Exercise requirements. Single out each line with the word "this" and copy it.

(Figure scripts)
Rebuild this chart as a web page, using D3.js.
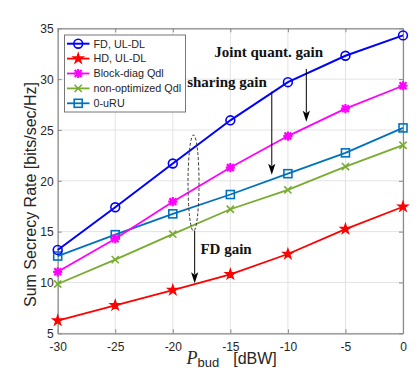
<!DOCTYPE html>
<html><head><meta charset="utf-8">
<script src="https://cdn.jsdelivr.net/npm/d3@7"></script>
<style>html,body{margin:0;padding:0;background:#fff;}svg{display:block;}</style>
</head><body>
<svg id="c" width="416" height="374"></svg>
<script>
const xValues = [-30, -25, -20, -15, -10, -5, 0];
const fdULDL = [13.2, 17.4, 21.7, 25.95, 29.7, 32.3, 34.3];
const hdULDL = [6.25, 7.75, 9.25, 10.8, 12.8, 15.25, 17.45];
const blockDiag = [11.05, 14.3, 17.95, 21.3, 24.4, 27.1, 29.35];
const nonOptimized = [9.85, 12.25, 14.75, 17.2, 19.1, 21.4, 23.5];
const zeroURU = [12.6, 14.7, 16.75, 18.65, 20.7, 22.75, 25.2];
const seriesNames = ["FD, UL-DL", "HD, UL-DL", "Block-diag Qdl", "non-optimized Qdl", "0-uRU"];
const xTicks = [-30, -25, -20, -15, -10, -5, 0];
const yTicks = [5, 10, 15, 20, 25, 30, 35];

const W = 416, H = 374;
const m = {l: 57.7, r: 403, t: 28.3, b: 333.3};
const svg = d3.select("#c");
const x = d3.scaleLinear().domain([-30, 0]).range([m.l, m.r]);
const y = d3.scaleLinear().domain([5, 35]).range([m.b, m.t]);

const axisCol = "#8a8a8a", txtCol = "#262626", gridCol = "#e3e3e3";
const sans = "'Liberation Sans', Arial, sans-serif";
const serif = "'Liberation Serif', 'Times New Roman', serif";

// grid
const g = svg.append("g");
g.selectAll(".gx").data(xTicks).join("line")
  .attr("x1", d => x(d)).attr("x2", d => x(d)).attr("y1", m.t).attr("y2", m.b)
  .attr("stroke", gridCol).attr("stroke-width", 1);
g.selectAll(".gy").data(yTicks).join("line")
  .attr("y1", d => y(d)).attr("y2", d => y(d)).attr("x1", m.l).attr("x2", m.r)
  .attr("stroke", gridCol).attr("stroke-width", 1);

// axes
const tl = -4;
const xb = svg.append("g").attr("transform", `translate(0,${m.b})`)
  .call(d3.axisBottom(x).tickValues(xTicks).tickSize(tl).tickSizeOuter(0).tickPadding(9));
const xt = svg.append("g").attr("transform", `translate(0,${m.t})`)
  .call(d3.axisTop(x).tickValues(xTicks).tickSize(tl).tickSizeOuter(0).tickFormat(""));
const yl = svg.append("g").attr("transform", `translate(${m.l},0)`)
  .call(d3.axisLeft(y).tickValues(yTicks).tickSize(tl).tickSizeOuter(0).tickPadding(4));
const yr = svg.append("g").attr("transform", `translate(${m.r},0)`)
  .call(d3.axisRight(y).tickValues(yTicks).tickSize(tl).tickSizeOuter(0).tickFormat(""));
[xb, xt, yl, yr].forEach(a => {
  a.select(".domain").attr("stroke", axisCol).attr("stroke-width", 1.2);
  a.selectAll(".tick line").attr("stroke", axisCol);
  a.selectAll(".tick text").attr("fill", txtCol).attr("font-family", sans).attr("font-size", 12);
});
xb.selectAll(".tick text").text(d => d === 0 ? "0" : d3.format("d")(d).replace("−", "-"));
yl.selectAll(".tick text").attr("dy", "0.36em");

// markers
function drawMarker(sel, type, color) {
  if (type === "circle") {
    sel.append("circle").attr("r", 4.4).attr("fill", "none").attr("stroke", color).attr("stroke-width", 1.6);
  } else if (type === "star") {
    sel.append("path").attr("d", d3.symbol(d3.symbolStar).size(32)()).attr("fill", color).attr("stroke", color).attr("stroke-width", 1.2);
  } else if (type === "asterisk") {
    const r = 4.6;
    sel.append("path").attr("d", `M${-r},0L${r},0M0,${-r}L0,${r}M${-r*0.75},${-r*0.75}L${r*0.75},${r*0.75}M${-r*0.75},${r*0.75}L${r*0.75},${-r*0.75}`)
      .attr("stroke", color).attr("stroke-width", 2.2).attr("fill", "none");
  } else if (type === "x") {
    const r = 3.6;
    sel.append("path").attr("d", `M${-r},${-r}L${r},${r}M${-r},${r}L${r},${-r}`)
      .attr("stroke", color).attr("stroke-width", 1.6).attr("fill", "none");
  } else if (type === "square") {
    sel.append("rect").attr("x", -4).attr("y", -4).attr("width", 8).attr("height", 8)
      .attr("fill", "none").attr("stroke", color).attr("stroke-width", 1.6);
  }
}

const series = [
  {name: seriesNames[0], vals: fdULDL, color: "#0000ff", mk: "circle", w: 2},
  {name: seriesNames[1], vals: hdULDL, color: "#ff0000", mk: "star", w: 1.8},
  {name: seriesNames[2], vals: blockDiag, color: "#ff00ff", mk: "asterisk", w: 1.8},
  {name: seriesNames[3], vals: nonOptimized, color: "#77ac30", mk: "x", w: 1.8},
  {name: seriesNames[4], vals: zeroURU, color: "#0072bd", mk: "square", w: 1.8}
];
const line = d3.line().x(d => x(d[0])).y(d => y(d[1]));
const drawOrder = [3, 4, 2, 1, 0];
drawOrder.forEach(i => {
  const s = series[i];
  const pts = xValues.map((xv, j) => [xv, s.vals[j]]);
  svg.append("path").attr("d", line(pts)).attr("fill", "none").attr("stroke", s.color).attr("stroke-width", s.w);
  pts.forEach(p => {
    const gm = svg.append("g").attr("transform", `translate(${x(p[0])},${y(p[1])})`);
    drawMarker(gm, s.mk, s.color);
  });
});

// annotations
const ann = svg.append("g");
const ellCx = -18.2, ellCy = 19.78, ellRy = 4.72;
ann.append("ellipse").attr("cx", x(ellCx)).attr("cy", y(ellCy)).attr("rx", 5.5).attr("ry", y(ellCy - ellRy) - y(ellCy))
  .attr("fill", "none").attr("stroke", "#333").attr("stroke-width", 1).attr("stroke-dasharray", "3,2");
function arrow(x0, y0, y1) {
  const X = x(x0), Y0 = y(y0), Y1 = y(y1);
  ann.append("line").attr("x1", X).attr("x2", X).attr("y1", Y0).attr("y2", Y1 - 9).attr("stroke", "#000").attr("stroke-width", 1);
  ann.append("path").attr("d", `M${X},${Y1}L${X-3.6},${Y1-11}L${X},${Y1-8.5}L${X+3.6},${Y1-11}Z`).attr("fill", "#000");
}
arrow(-18.1, ellCy - ellRy, 9.92);
arrow(-11.4, 28.76, 20.6);
arrow(-8.4, 31.0, 25.8);
ann.append("text").attr("x", x(-17.6)).attr("y", y(12.8)).text("FD gain")
  .attr("font-family", serif).attr("font-weight", "bold").attr("font-size", 15).attr("fill", "#111");
ann.append("text").attr("x", x(-18.75)).attr("y", y(29.25)).text("sharing gain")
  .attr("font-family", serif).attr("font-weight", "bold").attr("font-size", 15).attr("fill", "#111");
ann.append("text").attr("x", x(-16.4)).attr("y", y(32.2)).text("Joint quant. gain")
  .attr("font-family", serif).attr("font-weight", "bold").attr("font-size", 15).attr("fill", "#111");

// legend
const lg = svg.append("g");
lg.append("rect").attr("x", 64.5).attr("y", 35).attr("width", 121).attr("height", 77)
  .attr("fill", "#fff").attr("stroke", "#777").attr("stroke-width", 1);
series.forEach((s, i) => {
  const yy = 43.7 + i * 14.9;
  lg.append("line").attr("x1", 67).attr("x2", 89.5).attr("y1", yy).attr("y2", yy).attr("stroke", s.color).attr("stroke-width", s.w);
  const gm = lg.append("g").attr("transform", `translate(78.2,${yy})`);
  drawMarker(gm, s.mk, s.color);
  lg.append("text").attr("x", 93.5).attr("y", yy).attr("dy", "0.36em").text(s.name)
    .attr("font-family", sans).attr("font-size", 10.8).attr("fill", txtCol);
});

// axis labels
svg.append("text").attr("transform", "translate(36,194.5) rotate(-90)").attr("text-anchor", "middle")
  .attr("font-family", sans).attr("font-size", 16).attr("fill", txtCol).text("Sum Secrecy Rate [bits/sec/Hz]");
const xl = svg.append("text").attr("x", 186.5).attr("y", 364).attr("fill", txtCol);
xl.append("tspan").attr("font-family", serif).attr("font-style", "italic").attr("font-size", 18).text("P");
xl.append("tspan").attr("font-family", sans).attr("font-size", 13).attr("dy", 2.5).text("bud");
xl.append("tspan").attr("font-family", sans).attr("font-size", 16).attr("dy", -2.5).attr("dx", 14).text("[dBW]");
</script>
</body></html>
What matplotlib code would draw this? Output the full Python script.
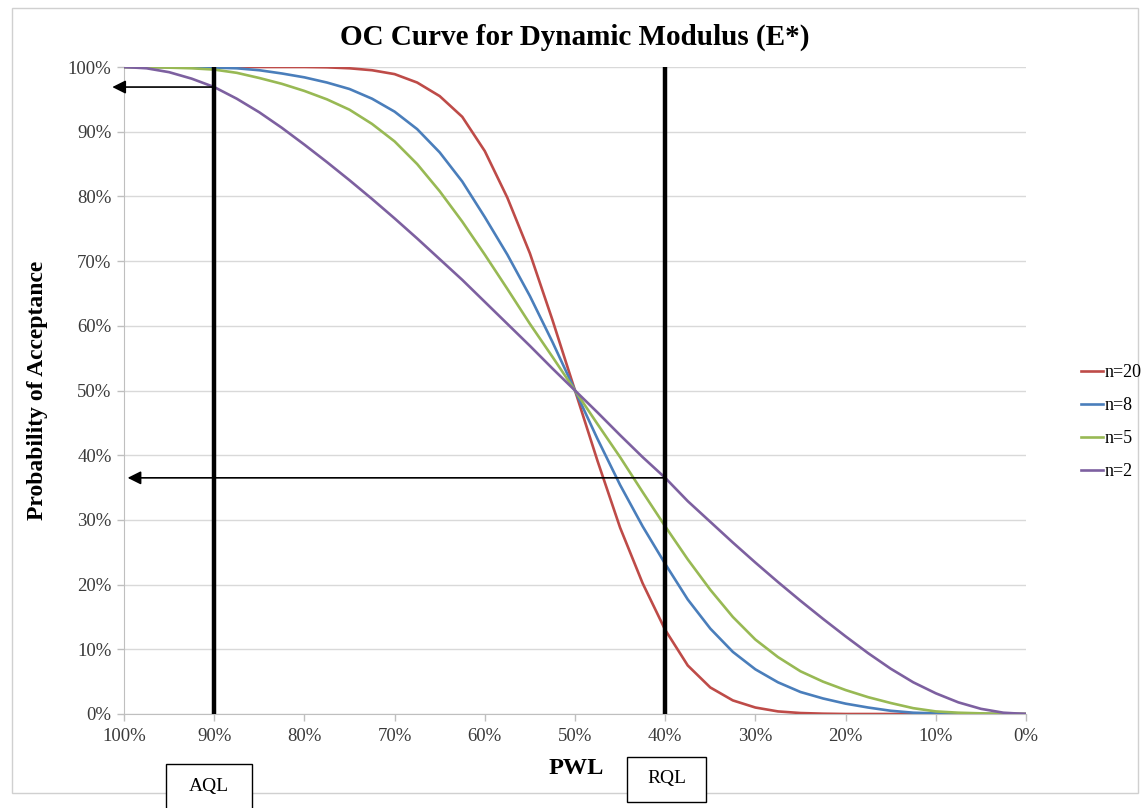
import numpy as np
import matplotlib
matplotlib.use("Agg")
import matplotlib.pyplot as plt
from matplotlib.patches import Rectangle

plt.rcParams['font.family'] = ['Liberation Serif', 'DejaVu Serif']

# PWL values on the x axis (percent within limits)
pwl = [100, 97.5, 95, 92.5, 90, 87.5, 85, 82.5, 80, 77.5, 75, 72.5, 70, 67.5, 65,
       62.5, 60, 57.5, 55, 52.5, 50, 47.5, 45, 42.5, 40, 37.5, 35, 32.5, 30, 27.5,
       25, 22.5, 20, 17.5, 15, 12.5, 10, 7.5, 5, 2.5, 0]

# probability of acceptance (%) for each sample size
pa_n20 = [100, 100, 100, 100, 100, 100, 100, 100, 100, 99.95, 99.8, 99.5, 98.9, 97.6, 95.5,
          92.3, 87.0, 79.8, 71.2, 60.9, 50, 39.1, 28.8, 20.2, 13.0, 7.5, 4.1, 2.1, 1.0, 0.4,
          0.15, 0.05, 0, 0, 0, 0, 0, 0, 0, 0, 0]
pa_n8 = [100, 100, 100, 100, 99.9, 99.8, 99.5, 99.0, 98.4, 97.6, 96.6, 95.1, 93.1, 90.4, 86.8,
         82.3, 76.8, 71.0, 64.6, 57.5, 50, 42.5, 35.4, 29.0, 23.2, 17.7, 13.2, 9.6, 6.9, 4.9,
         3.4, 2.4, 1.6, 1.0, 0.5, 0.2, 0.1, 0, 0, 0, 0]
pa_n5 = [100, 100, 99.9, 99.8, 99.6, 99.1, 98.3, 97.4, 96.3, 95.0, 93.4, 91.2, 88.5, 85.0, 80.8,
         76.1, 71.0, 65.7, 60.3, 55.2, 50, 44.8, 39.7, 34.3, 29.0, 23.9, 19.2, 15.0, 11.5, 8.8,
         6.6, 5.0, 3.7, 2.6, 1.7, 0.9, 0.4, 0.2, 0.1, 0, 0]
pa_n2 = [100, 99.8, 99.2, 98.2, 96.9, 95.1, 93.0, 90.6, 88.0, 85.3, 82.5, 79.6, 76.6, 73.5, 70.3,
         67.1, 63.7, 60.3, 56.9, 53.4, 50, 46.6, 43.1, 39.7, 36.5, 32.9, 29.7, 26.5, 23.4, 20.4,
         17.5, 14.7, 12.0, 9.4, 7.0, 4.9, 3.2, 1.8, 0.8, 0.2, 0]

labels = ['n=20', 'n=8', 'n=5', 'n=2']
colors = ['#BE4B48', '#4A7EBB', '#98B954', '#7D60A0']

aql = 90
rql = 40

W, H = 1142, 808
fig = plt.figure(figsize=(W / 100, H / 100), dpi=100)

# outer chart border
fig.patches.append(Rectangle((12 / W, (H - 793) / H), 1126 / W, 785 / H,
                             transform=fig.transFigure, fill=False,
                             edgecolor='#D0D0D0', linewidth=1))

ax = fig.add_axes([124 / W, (H - 714) / H, 902 / W, 647 / H])

for vals, lab, c in zip([pa_n20, pa_n8, pa_n5, pa_n2], labels, colors):
    ax.plot(pwl, vals, color=c, lw=1.9, label=lab, zorder=3, solid_joinstyle='round')

ax.set_xlim(100, 0)
ax.set_ylim(0, 100)
ax.set_xticks(np.arange(100, -1, -10))
ax.set_yticks(np.arange(0, 101, 10))
ax.set_xticklabels([f'{int(v)}%' for v in np.arange(100, -1, -10)])
ax.set_yticklabels([f'{int(v)}%' for v in np.arange(0, 101, 10)])
ax.tick_params(labelsize=13.5, colors='#3A3A3A', length=5, width=1, color='#BFBFBF')
ax.tick_params(axis='x', pad=5)
ax.tick_params(axis='y', pad=4)
ax.yaxis.grid(True, color='#D9D9D9', lw=1)
ax.set_axisbelow(True)
for side in ['top', 'right']:
    ax.spines[side].set_visible(False)
for side in ['left', 'bottom']:
    ax.spines[side].set_color('#BFBFBF')

# AQL / RQL lines
n2 = dict(zip(pwl, pa_n2))
for x in [aql, rql]:
    ax.plot([x, x], [0, 100], color='black', lw=3.2, zorder=4)

# arrows from the n=2 curve back to the y axis
ax.annotate('', xy=(101.3, n2[aql]), xytext=(aql, n2[aql]), annotation_clip=False,
            arrowprops=dict(arrowstyle='-|>', color='black', lw=1.2,
                            mutation_scale=20, shrinkA=0, shrinkB=0))
ax.annotate('', xy=(99.6, n2[rql]), xytext=(rql, n2[rql]), annotation_clip=False,
            arrowprops=dict(arrowstyle='-|>', color='black', lw=1.2,
                            mutation_scale=20, shrinkA=0, shrinkB=0))

fig.text(575 / W, 1 - 37 / H, 'OC Curve for Dynamic Modulus (E*)', ha='center', va='center',
         fontsize=21, fontweight='bold')
fig.text(38 / W, 1 - 390 / H, 'Probability of Acceptance', ha='center', va='center',
         rotation=90, fontsize=17, fontweight='bold')
fig.text(576 / W, 1 - 768 / H, 'PWL', ha='center', va='center', fontsize=17.5, fontweight='bold')

# AQL and RQL boxes
for x0, y0, w, h, t in [(166, 764, 86, 50, 'AQL'), (627, 757, 79, 45, 'RQL')]:
    fig.patches.append(Rectangle((x0 / W, 1 - (y0 + h) / H), w / W, h / H,
                                 transform=fig.transFigure, facecolor='white',
                                 edgecolor='black', linewidth=1, zorder=5))
    fig.text((x0 + w / 2) / W, 1 - (y0 + min(h, 44) / 2) / H, t, ha='center', va='center',
             fontsize=14, zorder=6)

fig.legend(loc='center left', bbox_to_anchor=(1081 / W, 1 - 422 / H), frameon=False,
           fontsize=13, handlelength=1.2, handletextpad=0.1, labelspacing=0.88,
           borderaxespad=0, borderpad=0)

fig.savefig('out.png', dpi=100)
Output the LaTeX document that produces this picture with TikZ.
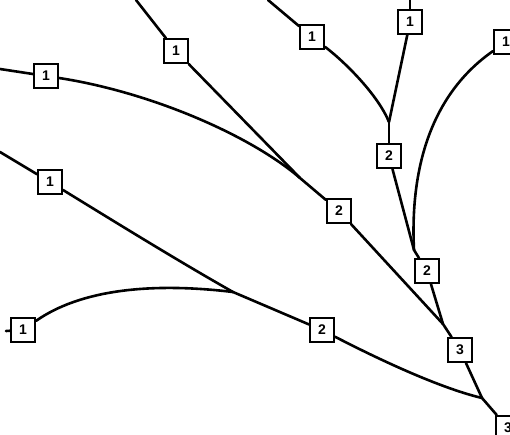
\documentclass[tikz,border=0pt]{standalone}
\usepackage{fontspec}
\setmainfont{Liberation Sans}
\begin{document}
\begin{tikzpicture}[x=1pt,y=-1pt,
  ord/.style={draw, line width=2pt, fill=white, minimum size=24pt, inner sep=0pt,
    font=\fontsize{14}{14}\selectfont\bfseries},
  seg/.style={line width=2.6pt, line cap=round, line join=round}]
\useasboundingbox (0,0) rectangle (510,435);
% junctions and free ends
\coordinate (tA) at (136,0);
\coordinate (tB) at (0,69);
\coordinate (tC) at (268,0);
\coordinate (tD) at (410,0);
\coordinate (tF) at (0,152);
\coordinate (tG) at (6,331);
\coordinate (J1) at (300,178);
\coordinate (J2) at (389,122);
\coordinate (J3) at (414,250);
\coordinate (J4) at (443,324);
\coordinate (J5) at (482,398);
\coordinate (J6) at (233,292);
% boxes
\node[ord] (A) at (176,51) {1};
\node[ord] (B) at (46,76) {1};
\node[ord] (C) at (312,37) {1};
\node[ord] (D) at (410,22) {1};
\node[ord] (E) at (506,42) {1};
\node[ord] (F) at (50,182) {1};
\node[ord] (G) at (23,330) {1};
\node[ord] (M2a) at (339,211) {2};
\node[ord] (M2b) at (389,156) {2};
\node[ord] (M2c) at (427,271) {2};
\node[ord] (M2d) at (322,330) {2};
\node[ord] (T3) at (460,350) {3};
\node[ord] (T3b) at (508,428) {3};
% streams
\draw[seg] (tA) -- (A);
\draw[seg] (tB) -- (B);
\draw[seg] (tC) -- (C);
\draw[seg] (tD) -- (D);
\draw[seg] (tF) -- (F);
\draw[seg] (tG) -- (G);
\draw[seg] (A) -- (J1);
\draw[seg] (B) .. controls (150,92) and (250,135) .. (J1);
\draw[seg] (J1) -- (M2a);
\draw[seg] (C) .. controls (345,62) and (378,95) .. (J2);
\draw[seg] (D) -- (J2);
\draw[seg] (J2) -- (M2b);
\draw[seg] (E) .. controls (430,95) and (410,170) .. (J3);
\draw[seg] (M2b) -- (J3);
\draw[seg] (J3) -- (M2c);
\draw[seg] (M2a) -- (J4);
\draw[seg] (M2c) -- (J4);
\draw[seg] (J4) -- (T3);
\draw[seg] (F) .. controls (120,225) and (180,262) .. (J6);
\draw[seg] (G) .. controls (80,290) and (150,282) .. (J6);
\draw[seg] (J6) -- (M2d);
\draw[seg] (M2d) .. controls (380,360) and (440,388) .. (J5);
\draw[seg] (T3) -- (J5);
\draw[seg] (J5) -- (T3b);
\end{tikzpicture}
\end{document}
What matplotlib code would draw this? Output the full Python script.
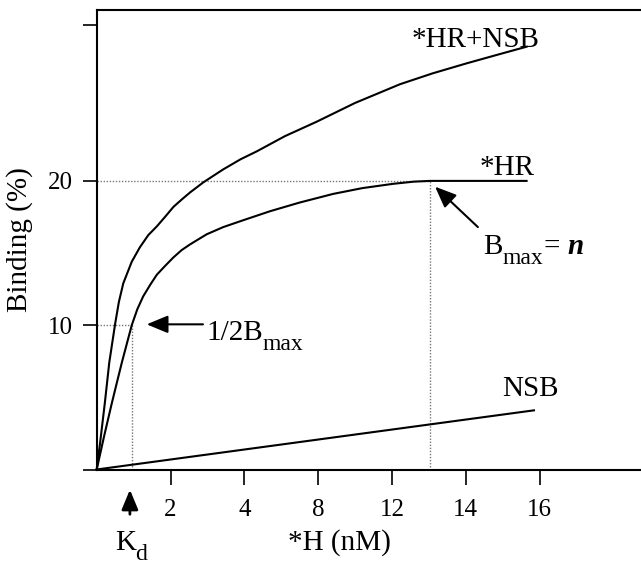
import matplotlib
matplotlib.use('Agg')
import matplotlib.pyplot as plt

plt.rcParams['font.family'] = 'Liberation Serif'

# x positions are in axis units; tick labels as printed in the figure
xtick_pos = [2, 4, 6, 8, 10, 12]
xtick_labels = ['2', '4', '8', '12', '14', '16']
ytick_pos = [0, 10, 20, 30.8]
ytick_labels = ['', '10', '20', '']

# *HR + NSB (total binding)
total_x = [0, 0.09, 0.22, 0.34, 0.50, 0.60, 0.72, 0.95, 1.17, 1.40, 1.63,
           1.85, 2.08, 2.30, 2.53, 2.89, 3.43, 3.9, 4.34, 5.1, 5.96, 7.0,
           8.22, 9.1, 10.03, 10.8, 11.65]
total_y = [0, 1.8, 4.6, 7.4, 10.1, 11.6, 12.9, 14.4, 15.4, 16.25, 16.85,
           17.5, 18.2, 18.7, 19.2, 19.9, 20.8, 21.5, 22.05, 23.1, 24.1, 25.4,
           26.7, 27.45, 28.15, 28.7, 29.3]

# *HR (specific binding)
hr_x = [0, 0.2, 0.41, 0.68, 0.95, 1.1, 1.26, 1.45, 1.63, 1.85, 2.08, 2.3,
        2.53, 2.98, 3.43, 4.0, 4.70, 5.5, 6.41, 7.2, 8.04, 8.6, 9.03, 11.65]
hr_y = [0, 2.3, 4.6, 7.4, 10.0, 11.1, 12.0, 12.8, 13.5, 14.1, 14.7, 15.2,
        15.6, 16.3, 16.8, 17.3, 17.9, 18.5, 19.1, 19.5, 19.8, 19.95, 20.0,
        20.0]

# NSB (non-specific binding)
nsb_x = [0, 11.85]
nsb_y = [0, 4.1]

kd = 0.95
bmax = 20
bmax_x = 9.03

fig = plt.figure(figsize=(6.41, 5.71), dpi=100)
ax = fig.add_axes([96.7 / 641, 101.5 / 571, 544.3 / 641, 459.5 / 571])
ax.set_xlim(0, 544.3 / 36.9)
ax.set_ylim(0, 459.5 / 14.43)

# dotted guide lines
dot = dict(color='#777777', lw=1, linestyles=(0, (1, 1.2)))
ax.hlines(bmax, 0, bmax_x, **dot)
ax.hlines(bmax / 2, 0, kd, **dot)
ax.vlines(kd, 0, bmax / 2, **dot)
ax.vlines(bmax_x, 0, bmax, **dot)

line = dict(color='black', lw=1.5, clip_on=False, solid_joinstyle='round')
ax.plot(total_x, total_y, **line)
ax.plot(hr_x, hr_y, **line)
ax.plot(nsb_x, nsb_y, **line)

fs = 21
sub = 17
ax.text(12.01, 29.28, '*HR+NSB', ha='right', va='baseline', fontsize=fs)
ax.text(11.88, 20.4, '*HR', ha='right', va='baseline', fontsize=fs)
ax.text(10.98, 5.09, 'NSB', ha='left', va='baseline', fontsize=fs)

ax.text(2.98, 8.97, '1/2B', ha='left', va='baseline', fontsize=fs)
ax.text(4.50, 8.28, 'max', ha='left', va='baseline', fontsize=sub)

ax.text(10.48, 14.93, 'B', ha='left', va='baseline', fontsize=fs)
ax.text(11.01, 14.24, 'max', ha='left', va='baseline', fontsize=sub)
ax.text(12.12, 14.93, '=', ha='left', va='baseline', fontsize=fs)
ax.text(12.75, 14.93, 'n', ha='left', va='baseline', fontsize=fs,
        style='italic', weight='bold')

ax.text(0.496, -5.58, 'K', ha='left', va='baseline', fontsize=fs)
ax.text(1.04, -6.27, 'd', ha='left', va='baseline', fontsize=sub)

arrow = dict(arrowstyle='-|>,head_length=0.65,head_width=0.27',
             mutation_scale=20, color='black', lw=1.5, shrinkA=0, shrinkB=0)
ax.annotate('', xy=(1.355, 10.06), xytext=(2.88, 10.06), arrowprops=arrow)
ax.annotate('', xy=(9.17, 19.6), xytext=(10.33, 16.8), arrowprops=arrow)
small = dict(arrow, arrowstyle='-|>,head_length=0.6,head_width=0.25', lw=2)
ax.annotate('', xy=(0.90, -1.4), xytext=(0.90, -3.1), arrowprops=small,
            annotation_clip=False)

ax.spines['right'].set_visible(False)
for s in ['left', 'top', 'bottom']:
    ax.spines[s].set_linewidth(1.5)

ax.set_xticks(xtick_pos)
ax.set_xticklabels(xtick_labels)
ax.set_yticks(ytick_pos)
ax.set_yticklabels(ytick_labels)
ax.tick_params(axis='x', direction='out', length=11, width=1.2, pad=10, labelsize=18)
ax.tick_params(axis='y', direction='out', length=10, width=1.2, pad=7, labelsize=18)

ax.set_xlabel('*H (nM)', fontsize=21)
ax.xaxis.label.set_va('baseline')
ax.xaxis.set_label_coords(0.446, -0.175)
ax.set_ylabel('Binding (%)', fontsize=21)
ax.yaxis.set_label_coords(-0.1165, 0.5)

fig.savefig('out.png', dpi=100)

Correct output.
Rebuild this chart as a web page, using D3.js.
What matplotlib code would draw this? Output the full Python script.
Output the LaTeX document that produces this picture with TikZ.
What matplotlib code would draw this? Output the full Python script.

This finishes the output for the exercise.